We have hit the end of making unspecific baseless claims such as “environmentally friendly”, and brands are starting to be under intense scrutiny from advertising regulators, and even governments. Consumers have also begun to keep a watchful eye on brands making false claims, and when evidence of greenwashing is found, it is typical to see brands can publicly shamed for misleading their client base.

Once very separate teams within a company, the advertising team, legal team, and sustainability teams are starting to have to work together now to make sure they are putting out honest statements. Still, there remains a divide between the groups whose missions are often so distant from one another that it creates internal tensions. The advertisers are focused on spinning stories and the sustainability teams want to deal in substance.

On Thursday, the European parliament voted to ban claims of carbon neutrality that are based on offsetting. The EU environment commissioner, Virginijus Sinkevičius, said firms would face greater scrutiny about their claims with offsets, but stopped short of supporting a ban, given their potential to fund climate crisis mitigation.

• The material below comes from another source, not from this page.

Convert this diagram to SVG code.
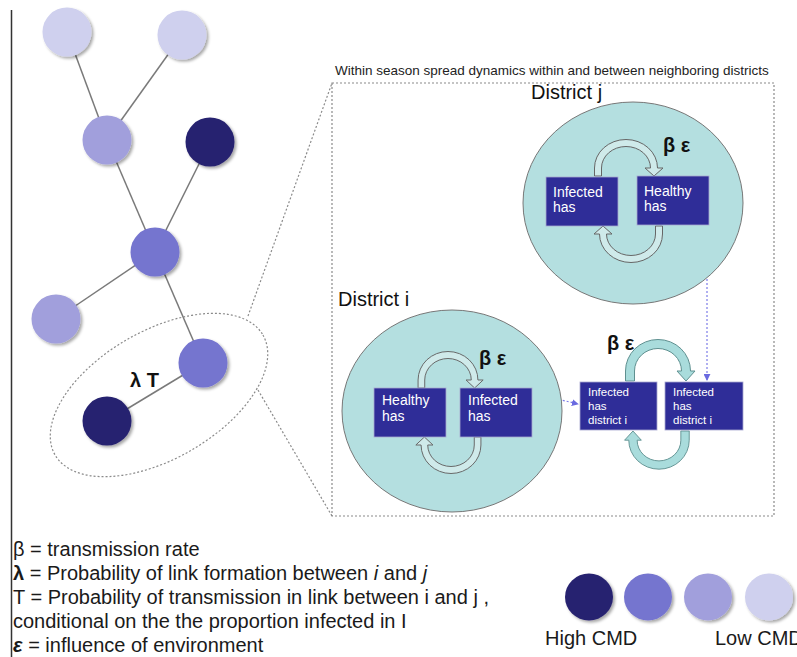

“Climate-related claims have been shown to be particularly prone to being unclear and ambiguous, misleading the consumer. Claims like ‘climate neutral’, ‘carbon neutral’, ‘100% CO2 compensated’ and ‘net zero’ are very often based on offsetting. We need to set things straight for consumers and give them full information,” he said. Companies found in violation of these new rules are likely to face steep fines, with reports saying misleading claims could cost companies 10s of millions of pounds.

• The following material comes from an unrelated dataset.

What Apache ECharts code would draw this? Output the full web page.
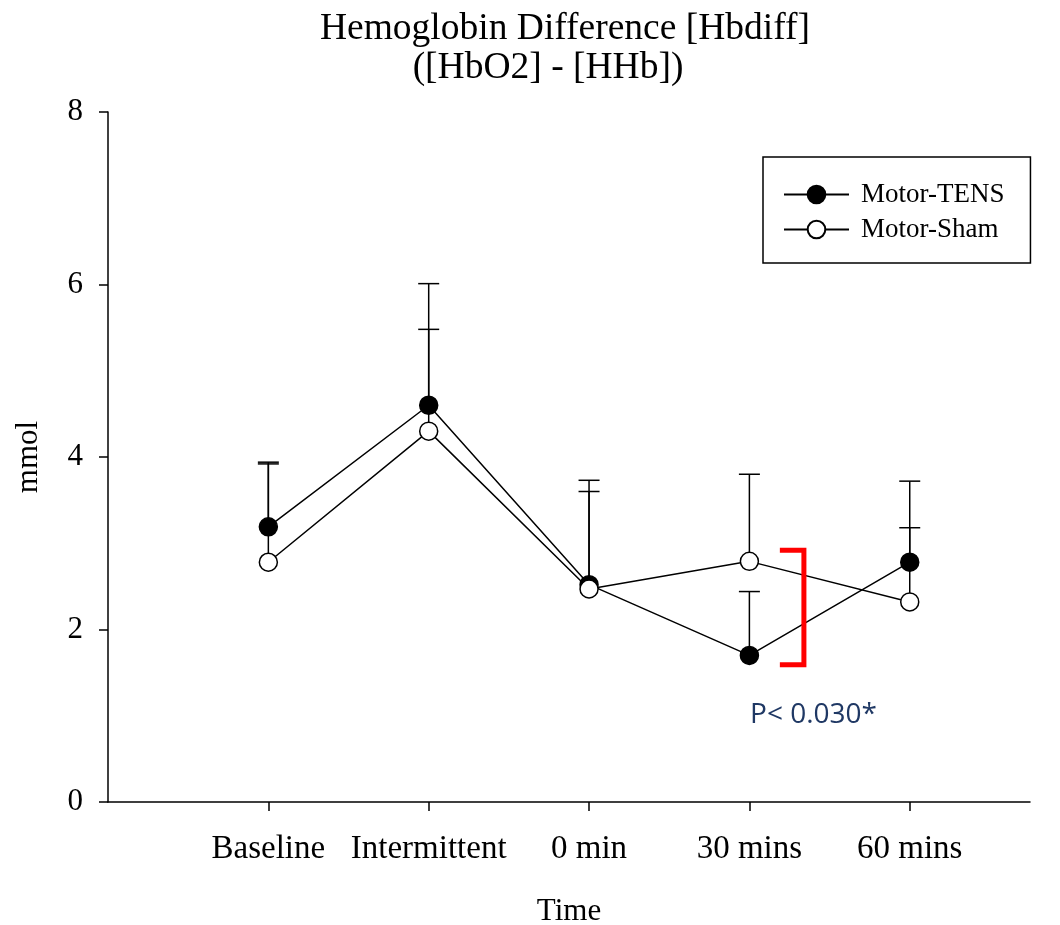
<!DOCTYPE html>
<html>
<head>
<meta charset="utf-8">
<title>Hemoglobin Difference</title>
<script src="https://cdn.jsdelivr.net/npm/echarts@6/dist/echarts.min.js"></script>
<style>
  html, body { margin: 0; padding: 0; background: #fff; }
  #chart { width: 1060px; height: 925px; }
</style>
</head>
<body>
<div id="chart"></div>
<script>
// Time points on the x axis
const timePoints = ['Baseline', 'Intermittent', '0 min', '30 mins', '60 mins'];

// Mean Hbdiff (mmol) per time point
const tensMean = [3.19, 4.60, 2.52, 1.70, 2.78];
const shamMean = [2.78, 4.30, 2.47, 2.79, 2.32];

// Upper end of each error bar (mean + SD)
const tensUpper = [3.94, 6.01, 3.73, 2.44, 3.18];
const shamUpper = [3.92, 5.48, 3.60, 3.80, 3.72];

// Significance bracket between the two groups at 30 mins, and its label
const bracketX = [3.19, 3.34];
const bracketY = [2.92, 1.59];
const pLabel = 'P< 0.030*';
const pLabelPos = [3.4, 1.01];

const yTicks = [0, 2, 4, 6, 8];

const serif = "'Liberation Serif', 'Times New Roman', serif";

const toPairs = arr => arr.map((v, i) => [i, v]);
const errData = (mean, upper) => mean.map((v, i) => [i, v, upper[i]]);

function renderErrorBar(params, api) {
  const x = api.value(0);
  const lo = api.coord([x, api.value(1)]);
  const hi = api.coord([x, api.value(2)]);
  const half = 10.5;
  const style = { stroke: '#000', lineWidth: 1.5 };
  return {
    type: 'group',
    children: [
      { type: 'line', shape: { x1: lo[0], y1: lo[1], x2: hi[0], y2: hi[1] }, style },
      { type: 'line', shape: { x1: hi[0] - half, y1: hi[1], x2: hi[0] + half, y2: hi[1] }, style }
    ]
  };
}

function renderBracket(params, api) {
  const a = api.coord([bracketX[0], bracketY[0]]);
  const b = api.coord([bracketX[1], bracketY[0]]);
  const c = api.coord([bracketX[1], bracketY[1]]);
  const d = api.coord([bracketX[0], bracketY[1]]);
  const t = api.coord(pLabelPos);
  return {
    type: 'group',
    children: [
      {
        type: 'polyline',
        shape: { points: [a, b, c, d] },
        style: { stroke: '#ff0000', lineWidth: 5, fill: null, lineJoin: 'miter' }
      },
      {
        type: 'text',
        x: t[0], y: t[1],
        style: {
          text: pLabel, fill: '#1f3864',
          font: "28px 'Open Sans', 'Noto Sans', sans-serif",
          align: 'center', verticalAlign: 'middle'
        }
      }
    ]
  };
}

const chart = echarts.init(document.getElementById('chart'), null, { renderer: 'canvas' });

chart.setOption({
  animation: false,
  backgroundColor: '#fff',
  title: [
    {
      text: 'Hemoglobin Difference [Hbdiff]',
      left: 560, top: 5, textAlign: 'center',
      textStyle: { fontFamily: serif, fontSize: 37.5, fontWeight: 'normal', color: '#000' }
    },
    {
      text: '([HbO2] - [HHb])',
      left: 543, top: 44, textAlign: 'center',
      textStyle: { fontFamily: serif, fontSize: 37.5, fontWeight: 'normal', color: '#000' }
    }
  ],
  legend: {
    orient: 'vertical',
    left: 763, top: 157,
    data: ['Motor-TENS', 'Motor-Sham'],
    borderColor: '#000', borderWidth: 1.5,
    padding: [24, 26, 20, 20],
    itemGap: 8,
    itemWidth: 65, itemHeight: 22,
    textStyle: { fontFamily: serif, fontSize: 27, color: '#000', lineHeight: 20, padding: [0, 0, 0, 7] }
  },
  grid: { left: 108, right: 30, top: 112, bottom: 123, outerBoundsMode: 'none' },
  xAxis: {
    type: 'value',
    min: -1, max: 4.75,
    name: 'Time', nameLocation: 'middle', nameGap: 94,
    nameTextStyle: { fontFamily: serif, fontSize: 31, color: '#000' },
    axisLine: { onZero: false, lineStyle: { color: '#000', width: 1.5 } },
    axisTick: { show: true, length: 9, inside: false, customValues: [0, 1, 2, 3, 4], lineStyle: { color: '#000', width: 1.5 } },
    axisLabel: {
      customValues: [0, 1, 2, 3, 4],
      margin: 31,
      fontFamily: serif, fontSize: 33, color: '#000',
      formatter: v => timePoints[Math.round(v)] || ''
    },
    splitLine: { show: false }
  },
  yAxis: {
    type: 'value',
    min: 0, max: 8, interval: 2,
    name: 'mmol', nameLocation: 'middle', nameGap: 64, nameRotate: 90,
    nameTextStyle: { fontFamily: serif, fontSize: 31, color: '#000' },
    axisLine: { show: true, onZero: false, lineStyle: { color: '#000', width: 1.5 } },
    axisTick: { show: true, length: 9, lineStyle: { color: '#000', width: 1.5 } },
    axisLabel: {
      margin: 25,
      fontFamily: serif, fontSize: 31, color: '#000',
      formatter: v => (yTicks.indexOf(v) >= 0 ? String(v) : '')
    },
    splitLine: { show: false }
  },
  series: [
    {
      type: 'custom', name: 'tens-err', z: 1,
      renderItem: renderErrorBar,
      data: errData(tensMean, tensUpper), silent: true
    },
    {
      type: 'custom', name: 'sham-err', z: 1,
      renderItem: renderErrorBar,
      data: errData(shamMean, shamUpper), silent: true
    },
    {
      type: 'line', name: 'Motor-TENS', z: 2,
      data: toPairs(tensMean),
      symbol: 'circle', symbolSize: 18,
      lineStyle: { color: '#000', width: 1.5 },
      itemStyle: { color: '#000', borderColor: '#000', borderWidth: 1.5 }
    },
    {
      type: 'line', name: 'Motor-Sham', z: 3,
      data: toPairs(shamMean),
      symbol: 'circle', symbolSize: 18,
      lineStyle: { color: '#000', width: 1.5 },
      itemStyle: { color: '#fff', borderColor: '#000', borderWidth: 1.5 }
    },
    {
      type: 'custom', name: 'bracket', z: 4,
      renderItem: renderBracket,
      data: [[0]], silent: true
    }
  ]
});
</script>
</body>
</html>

A crackdown on these claims not only helps consumers make better educated decisions, but it incentivizes brands to make real efforts towards sustainability. When just any company could make baseless claims there is no benefit to being an environmentally friendly brand. Hopefully these changes will drive companies towards taking greener initiatives, even if they just do selfishly to bring in more customers.

As the advertising industry navigates the tightening regulations and growing scrutiny surrounding greenwashing, a pivotal shift is underway. With the potential for fines and reputational damage, advertisers are recognizing the imperative to provide accurate and transparent information to consumers. By prioritizing sustainability, brands can not only meet regulatory requirements but also forge a stronger connection with conscientious consumers who seek genuine environmental action.